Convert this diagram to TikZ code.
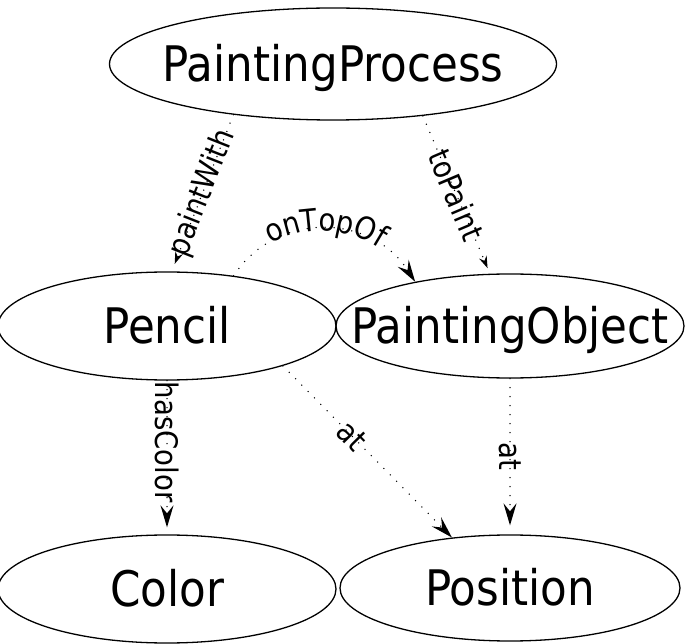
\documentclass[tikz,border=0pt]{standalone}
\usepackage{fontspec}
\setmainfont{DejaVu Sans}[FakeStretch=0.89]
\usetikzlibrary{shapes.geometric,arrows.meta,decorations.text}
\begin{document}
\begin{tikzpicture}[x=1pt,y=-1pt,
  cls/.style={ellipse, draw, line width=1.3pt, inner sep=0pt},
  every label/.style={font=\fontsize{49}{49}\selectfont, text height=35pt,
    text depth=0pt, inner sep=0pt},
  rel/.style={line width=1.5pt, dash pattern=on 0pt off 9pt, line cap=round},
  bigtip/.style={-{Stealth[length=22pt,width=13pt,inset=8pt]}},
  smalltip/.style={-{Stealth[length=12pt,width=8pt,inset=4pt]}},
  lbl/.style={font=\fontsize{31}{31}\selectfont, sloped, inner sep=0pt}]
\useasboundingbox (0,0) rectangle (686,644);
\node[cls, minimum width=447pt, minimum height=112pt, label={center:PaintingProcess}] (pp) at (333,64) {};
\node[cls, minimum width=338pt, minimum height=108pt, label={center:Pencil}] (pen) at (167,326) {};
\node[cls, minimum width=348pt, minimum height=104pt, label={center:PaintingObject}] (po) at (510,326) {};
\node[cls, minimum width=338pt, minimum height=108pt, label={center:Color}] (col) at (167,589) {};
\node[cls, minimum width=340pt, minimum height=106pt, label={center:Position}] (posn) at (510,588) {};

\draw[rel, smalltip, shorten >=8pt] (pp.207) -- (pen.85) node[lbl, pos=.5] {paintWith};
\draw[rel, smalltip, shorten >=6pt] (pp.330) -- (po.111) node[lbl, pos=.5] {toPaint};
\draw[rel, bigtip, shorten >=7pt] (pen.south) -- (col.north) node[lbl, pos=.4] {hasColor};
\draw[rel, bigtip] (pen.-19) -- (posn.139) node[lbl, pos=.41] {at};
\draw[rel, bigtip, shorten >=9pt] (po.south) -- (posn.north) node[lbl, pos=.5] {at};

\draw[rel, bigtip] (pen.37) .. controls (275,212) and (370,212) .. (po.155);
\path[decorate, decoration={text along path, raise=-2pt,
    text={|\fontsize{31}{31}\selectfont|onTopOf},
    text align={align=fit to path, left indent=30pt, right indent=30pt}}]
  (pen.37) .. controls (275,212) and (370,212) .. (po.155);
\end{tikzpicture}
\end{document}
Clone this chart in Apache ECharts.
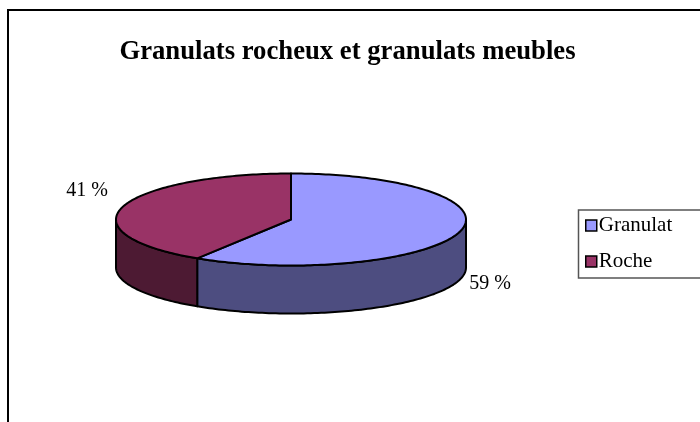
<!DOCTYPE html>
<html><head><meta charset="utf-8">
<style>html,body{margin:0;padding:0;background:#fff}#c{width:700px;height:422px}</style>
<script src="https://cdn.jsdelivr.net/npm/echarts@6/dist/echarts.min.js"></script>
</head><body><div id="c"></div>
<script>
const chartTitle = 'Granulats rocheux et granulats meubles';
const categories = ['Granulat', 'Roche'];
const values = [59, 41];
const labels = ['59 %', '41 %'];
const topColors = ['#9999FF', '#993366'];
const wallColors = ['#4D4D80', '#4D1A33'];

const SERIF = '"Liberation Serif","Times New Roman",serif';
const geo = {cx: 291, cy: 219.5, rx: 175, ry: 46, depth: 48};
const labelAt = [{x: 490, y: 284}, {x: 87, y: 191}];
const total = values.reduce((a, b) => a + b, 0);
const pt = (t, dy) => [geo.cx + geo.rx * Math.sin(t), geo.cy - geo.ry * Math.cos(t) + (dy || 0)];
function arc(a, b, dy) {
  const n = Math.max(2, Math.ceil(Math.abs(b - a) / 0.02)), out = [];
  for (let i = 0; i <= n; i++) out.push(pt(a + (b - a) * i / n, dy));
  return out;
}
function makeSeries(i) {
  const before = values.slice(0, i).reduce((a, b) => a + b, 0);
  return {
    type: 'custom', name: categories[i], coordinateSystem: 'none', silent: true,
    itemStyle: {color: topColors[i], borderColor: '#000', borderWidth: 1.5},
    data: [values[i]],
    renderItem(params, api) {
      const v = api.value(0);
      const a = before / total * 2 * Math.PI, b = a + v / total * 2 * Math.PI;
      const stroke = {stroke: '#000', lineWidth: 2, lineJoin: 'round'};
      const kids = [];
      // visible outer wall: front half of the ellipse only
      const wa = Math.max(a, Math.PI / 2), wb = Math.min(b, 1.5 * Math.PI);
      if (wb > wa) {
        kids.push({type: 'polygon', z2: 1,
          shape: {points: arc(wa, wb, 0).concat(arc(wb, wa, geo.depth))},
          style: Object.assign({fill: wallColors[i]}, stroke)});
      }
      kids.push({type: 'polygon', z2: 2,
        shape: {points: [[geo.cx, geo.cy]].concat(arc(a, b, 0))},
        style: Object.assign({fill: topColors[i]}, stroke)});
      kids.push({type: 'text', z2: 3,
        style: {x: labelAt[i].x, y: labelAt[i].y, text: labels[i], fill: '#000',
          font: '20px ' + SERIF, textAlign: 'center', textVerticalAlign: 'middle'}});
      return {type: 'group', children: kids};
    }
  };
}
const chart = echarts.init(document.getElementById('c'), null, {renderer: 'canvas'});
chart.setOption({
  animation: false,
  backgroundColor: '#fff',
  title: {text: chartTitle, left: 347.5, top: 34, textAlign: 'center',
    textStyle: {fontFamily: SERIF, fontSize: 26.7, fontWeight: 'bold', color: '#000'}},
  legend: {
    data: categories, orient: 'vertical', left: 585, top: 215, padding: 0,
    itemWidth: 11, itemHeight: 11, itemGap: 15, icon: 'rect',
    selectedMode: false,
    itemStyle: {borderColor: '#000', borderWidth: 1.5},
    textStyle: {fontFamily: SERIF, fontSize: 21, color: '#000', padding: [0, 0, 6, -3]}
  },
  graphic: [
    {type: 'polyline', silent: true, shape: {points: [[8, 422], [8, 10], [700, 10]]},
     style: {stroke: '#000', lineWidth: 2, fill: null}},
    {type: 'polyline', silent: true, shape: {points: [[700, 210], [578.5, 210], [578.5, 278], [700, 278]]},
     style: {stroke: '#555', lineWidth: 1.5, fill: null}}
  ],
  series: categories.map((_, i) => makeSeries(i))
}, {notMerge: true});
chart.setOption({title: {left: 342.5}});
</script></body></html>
§
Problem statement:
Reproduce the listing word for word and omit its pictures.

Output below:
Convert this diagram to TikZ code.
\documentclass[tikz,border=0pt]{standalone}
\usepackage{fontspec}
\setmainfont{DejaVu Sans}[FakeStretch=0.89]
\usetikzlibrary{shapes.geometric,arrows.meta,decorations.text}
\begin{document}
\begin{tikzpicture}[x=1pt,y=-1pt,
  cls/.style={ellipse, draw, line width=1.3pt, inner sep=0pt},
  every label/.style={font=\fontsize{49}{49}\selectfont, text height=35pt,
    text depth=0pt, inner sep=0pt},
  rel/.style={line width=1.5pt, dash pattern=on 0pt off 9pt, line cap=round},
  bigtip/.style={-{Stealth[length=22pt,width=13pt,inset=8pt]}},
  smalltip/.style={-{Stealth[length=12pt,width=8pt,inset=4pt]}},
  lbl/.style={font=\fontsize{31}{31}\selectfont, sloped, inner sep=0pt}]
\useasboundingbox (0,0) rectangle (686,644);
\node[cls, minimum width=447pt, minimum height=112pt, label={center:PaintingProcess}] (pp) at (333,64) {};
\node[cls, minimum width=338pt, minimum height=108pt, label={center:Pencil}] (pen) at (167,326) {};
\node[cls, minimum width=348pt, minimum height=104pt, label={center:PaintingObject}] (po) at (510,326) {};
\node[cls, minimum width=338pt, minimum height=108pt, label={center:Color}] (col) at (167,589) {};
\node[cls, minimum width=340pt, minimum height=106pt, label={center:Position}] (posn) at (510,588) {};

\draw[rel, smalltip, shorten >=8pt] (pp.207) -- (pen.85) node[lbl, pos=.5] {paintWith};
\draw[rel, smalltip, shorten >=6pt] (pp.330) -- (po.111) node[lbl, pos=.5] {toPaint};
\draw[rel, bigtip, shorten >=7pt] (pen.south) -- (col.north) node[lbl, pos=.4] {hasColor};
\draw[rel, bigtip] (pen.-19) -- (posn.139) node[lbl, pos=.41] {at};
\draw[rel, bigtip, shorten >=9pt] (po.south) -- (posn.north) node[lbl, pos=.5] {at};

\draw[rel, bigtip] (pen.37) .. controls (275,212) and (370,212) .. (po.155);
\path[decorate, decoration={text along path, raise=-2pt,
    text={|\fontsize{31}{31}\selectfont|onTopOf},
    text align={align=fit to path, left indent=30pt, right indent=30pt}}]
  (pen.37) .. controls (275,212) and (370,212) .. (po.155);
\end{tikzpicture}
\end{document}
Clone this chart in Apache ECharts.
<!DOCTYPE html>
<html><head><meta charset="utf-8">
<style>html,body{margin:0;padding:0;background:#fff}#c{width:700px;height:422px}</style>
<script src="https://cdn.jsdelivr.net/npm/echarts@6/dist/echarts.min.js"></script>
</head><body><div id="c"></div>
<script>
const chartTitle = 'Granulats rocheux et granulats meubles';
const categories = ['Granulat', 'Roche'];
const values = [59, 41];
const labels = ['59 %', '41 %'];
const topColors = ['#9999FF', '#993366'];
const wallColors = ['#4D4D80', '#4D1A33'];

const SERIF = '"Liberation Serif","Times New Roman",serif';
const geo = {cx: 291, cy: 219.5, rx: 175, ry: 46, depth: 48};
const labelAt = [{x: 490, y: 284}, {x: 87, y: 191}];
const total = values.reduce((a, b) => a + b, 0);
const pt = (t, dy) => [geo.cx + geo.rx * Math.sin(t), geo.cy - geo.ry * Math.cos(t) + (dy || 0)];
function arc(a, b, dy) {
  const n = Math.max(2, Math.ceil(Math.abs(b - a) / 0.02)), out = [];
  for (let i = 0; i <= n; i++) out.push(pt(a + (b - a) * i / n, dy));
  return out;
}
function makeSeries(i) {
  const before = values.slice(0, i).reduce((a, b) => a + b, 0);
  return {
    type: 'custom', name: categories[i], coordinateSystem: 'none', silent: true,
    itemStyle: {color: topColors[i], borderColor: '#000', borderWidth: 1.5},
    data: [values[i]],
    renderItem(params, api) {
      const v = api.value(0);
      const a = before / total * 2 * Math.PI, b = a + v / total * 2 * Math.PI;
      const stroke = {stroke: '#000', lineWidth: 2, lineJoin: 'round'};
      const kids = [];
      // visible outer wall: front half of the ellipse only
      const wa = Math.max(a, Math.PI / 2), wb = Math.min(b, 1.5 * Math.PI);
      if (wb > wa) {
        kids.push({type: 'polygon', z2: 1,
          shape: {points: arc(wa, wb, 0).concat(arc(wb, wa, geo.depth))},
          style: Object.assign({fill: wallColors[i]}, stroke)});
      }
      kids.push({type: 'polygon', z2: 2,
        shape: {points: [[geo.cx, geo.cy]].concat(arc(a, b, 0))},
        style: Object.assign({fill: topColors[i]}, stroke)});
      kids.push({type: 'text', z2: 3,
        style: {x: labelAt[i].x, y: labelAt[i].y, text: labels[i], fill: '#000',
          font: '20px ' + SERIF, textAlign: 'center', textVerticalAlign: 'middle'}});
      return {type: 'group', children: kids};
    }
  };
}
const chart = echarts.init(document.getElementById('c'), null, {renderer: 'canvas'});
chart.setOption({
  animation: false,
  backgroundColor: '#fff',
  title: {text: chartTitle, left: 347.5, top: 34, textAlign: 'center',
    textStyle: {fontFamily: SERIF, fontSize: 26.7, fontWeight: 'bold', color: '#000'}},
  legend: {
    data: categories, orient: 'vertical', left: 585, top: 215, padding: 0,
    itemWidth: 11, itemHeight: 11, itemGap: 15, icon: 'rect',
    selectedMode: false,
    itemStyle: {borderColor: '#000', borderWidth: 1.5},
    textStyle: {fontFamily: SERIF, fontSize: 21, color: '#000', padding: [0, 0, 6, -3]}
  },
  graphic: [
    {type: 'polyline', silent: true, shape: {points: [[8, 422], [8, 10], [700, 10]]},
     style: {stroke: '#000', lineWidth: 2, fill: null}},
    {type: 'polyline', silent: true, shape: {points: [[700, 210], [578.5, 210], [578.5, 278], [700, 278]]},
     style: {stroke: '#555', lineWidth: 1.5, fill: null}}
  ],
  series: categories.map((_, i) => makeSeries(i))
}, {notMerge: true});
chart.setOption({title: {left: 342.5}});
</script></body></html>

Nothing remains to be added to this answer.